*TASK DETAILS*:
Copy all the data exactly, except the pictures.

*INFORMATION PROVIDED*:

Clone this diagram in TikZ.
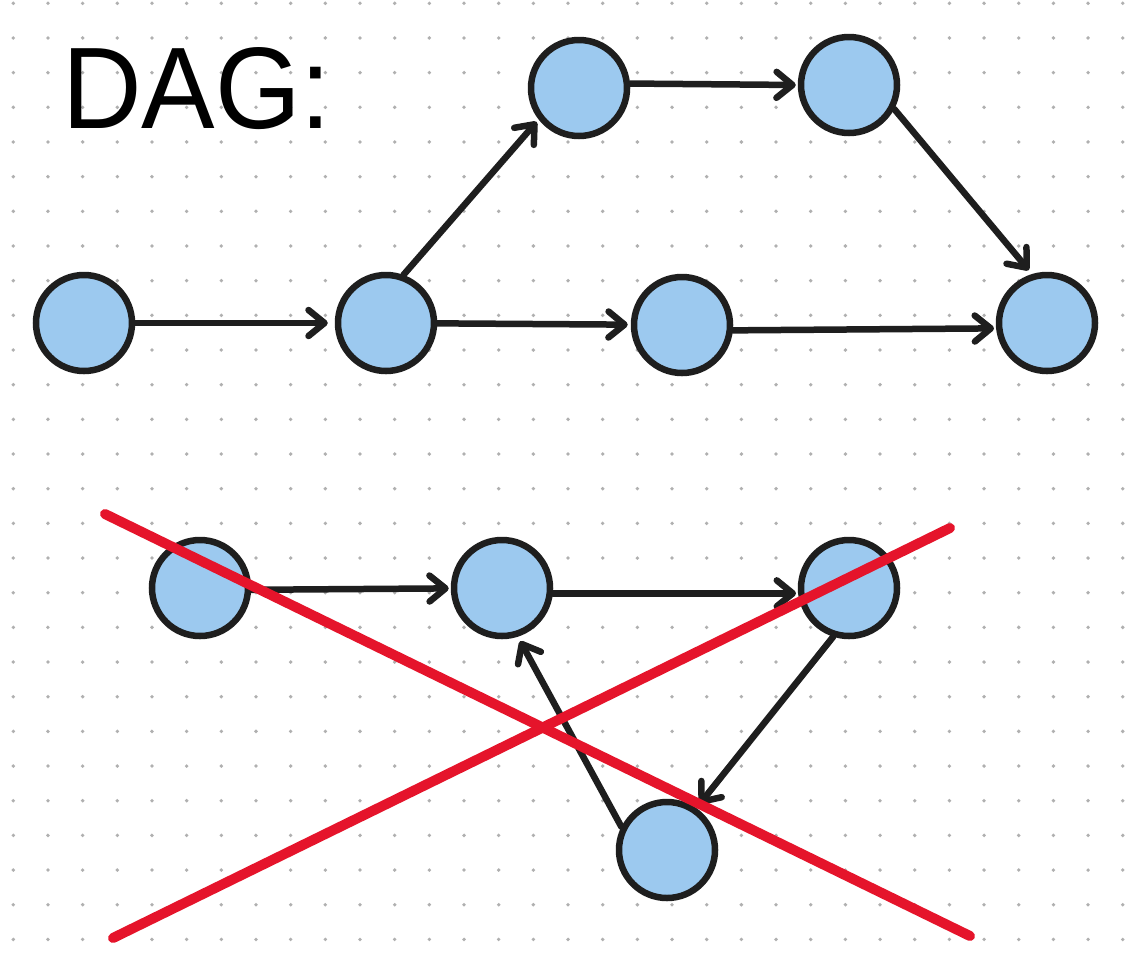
\documentclass[tikz,border=0pt]{standalone}
\usepackage{fontspec}
\setmainfont{Liberation Sans}
\usetikzlibrary{arrows.meta}
\definecolor{nodefill}{HTML}{9CC9EF}
\definecolor{ink}{HTML}{1E1E1E}
\definecolor{crossred}{HTML}{E5142B}
\definecolor{dotgrey}{HTML}{B0B0B0}
\begin{document}
\begin{tikzpicture}[x=1pt,y=-1pt,
  vert/.style={circle,draw=ink,fill=nodefill,line width=6.5pt,minimum size=96pt,inner sep=0pt},
  edge/.style={draw=ink,line width=6.5pt,line cap=round,
    -{Straight Barb[length=16pt,width=26pt,line width=6.5pt,round]}},
  cross/.style={draw=crossred,line width=10pt,line cap=round}]
\useasboundingbox (0,0) rectangle (1142,962);
\fill[white] (0,0) rectangle (1142,962);
% dot grid
\foreach \i in {0,...,32}{
  \foreach \j in {0,...,27}{
    \fill[dotgrey] (13.3+34.67*\i,3.3+34.67*\j) circle (1.9pt);
  }
}
\node[anchor=base west,inner sep=0pt,xscale=0.95,font=\fontsize{116}{116}\selectfont] (title) at (62,128) {DAG:};
% top graph
\node[vert] (A) at (84,323) {};
\node[vert] (B) at (386,323) {};
\node[vert] (C) at (579,88) {};
\node[vert] (D) at (849,85) {};
\node[vert] (E) at (682,325) {};
\node[vert] (F) at (1047,323) {};
\draw[edge,shorten >=7pt] (A) -- (B);
\draw[edge,shorten >=3pt] (B.70) -- (C.218);
\draw[edge,shorten >=3pt] (B) -- (E);
\draw[edge,shorten >=2pt] (C.5) -- (D.180);
\draw[edge,shorten >=5pt] (D.-28) -- (F.107);
\draw[edge,shorten >=2pt] (E.-6) -- (F.186);
% bottom graph
\node[vert] (G) at (200,588) {};
\node[vert] (H) at (502,588) {};
\node[vert] (I) at (849,588) {};
\node[vert] (J) at (667,850) {};
\draw[edge,shorten >=2pt] (G.-2) -- (H);
\draw[edge,shorten >=2pt] (H.-6.5) -- (I.186.5);
\draw[edge,shorten >=5pt] (I.252) -- (J.55);
\draw[edge,shorten >=5pt] (J.153) -- (H.288);
% cross
\coordinate (r1s) at (105,514);
\coordinate (r1e) at (970,936);
\coordinate (r2s) at (113,938);
\coordinate (r2e) at (950,528);
\draw[cross] (r1s) -- (r1e);
\draw[cross] (r2s) -- (r2e);
\end{tikzpicture}
\end{document}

*FINAL RESULT*:
Clone this diagram in TikZ.
\documentclass[tikz,border=0pt]{standalone}
\usepackage{fontspec}
\setmainfont{Liberation Sans}
\usetikzlibrary{arrows.meta}
\definecolor{nodefill}{HTML}{9CC9EF}
\definecolor{ink}{HTML}{1E1E1E}
\definecolor{crossred}{HTML}{E5142B}
\definecolor{dotgrey}{HTML}{B0B0B0}
\begin{document}
\begin{tikzpicture}[x=1pt,y=-1pt,
  vert/.style={circle,draw=ink,fill=nodefill,line width=6.5pt,minimum size=96pt,inner sep=0pt},
  edge/.style={draw=ink,line width=6.5pt,line cap=round,
    -{Straight Barb[length=16pt,width=26pt,line width=6.5pt,round]}},
  cross/.style={draw=crossred,line width=10pt,line cap=round}]
\useasboundingbox (0,0) rectangle (1142,962);
\fill[white] (0,0) rectangle (1142,962);
% dot grid
\foreach \i in {0,...,32}{
  \foreach \j in {0,...,27}{
    \fill[dotgrey] (13.3+34.67*\i,3.3+34.67*\j) circle (1.9pt);
  }
}
\node[anchor=base west,inner sep=0pt,xscale=0.95,font=\fontsize{116}{116}\selectfont] (title) at (62,128) {DAG:};
% top graph
\node[vert] (A) at (84,323) {};
\node[vert] (B) at (386,323) {};
\node[vert] (C) at (579,88) {};
\node[vert] (D) at (849,85) {};
\node[vert] (E) at (682,325) {};
\node[vert] (F) at (1047,323) {};
\draw[edge,shorten >=7pt] (A) -- (B);
\draw[edge,shorten >=3pt] (B.70) -- (C.218);
\draw[edge,shorten >=3pt] (B) -- (E);
\draw[edge,shorten >=2pt] (C.5) -- (D.180);
\draw[edge,shorten >=5pt] (D.-28) -- (F.107);
\draw[edge,shorten >=2pt] (E.-6) -- (F.186);
% bottom graph
\node[vert] (G) at (200,588) {};
\node[vert] (H) at (502,588) {};
\node[vert] (I) at (849,588) {};
\node[vert] (J) at (667,850) {};
\draw[edge,shorten >=2pt] (G.-2) -- (H);
\draw[edge,shorten >=2pt] (H.-6.5) -- (I.186.5);
\draw[edge,shorten >=5pt] (I.252) -- (J.55);
\draw[edge,shorten >=5pt] (J.153) -- (H.288);
% cross
\coordinate (r1s) at (105,514);
\coordinate (r1e) at (970,936);
\coordinate (r2s) at (113,938);
\coordinate (r2e) at (950,528);
\draw[cross] (r1s) -- (r1e);
\draw[cross] (r2s) -- (r2e);
\end{tikzpicture}
\end{document}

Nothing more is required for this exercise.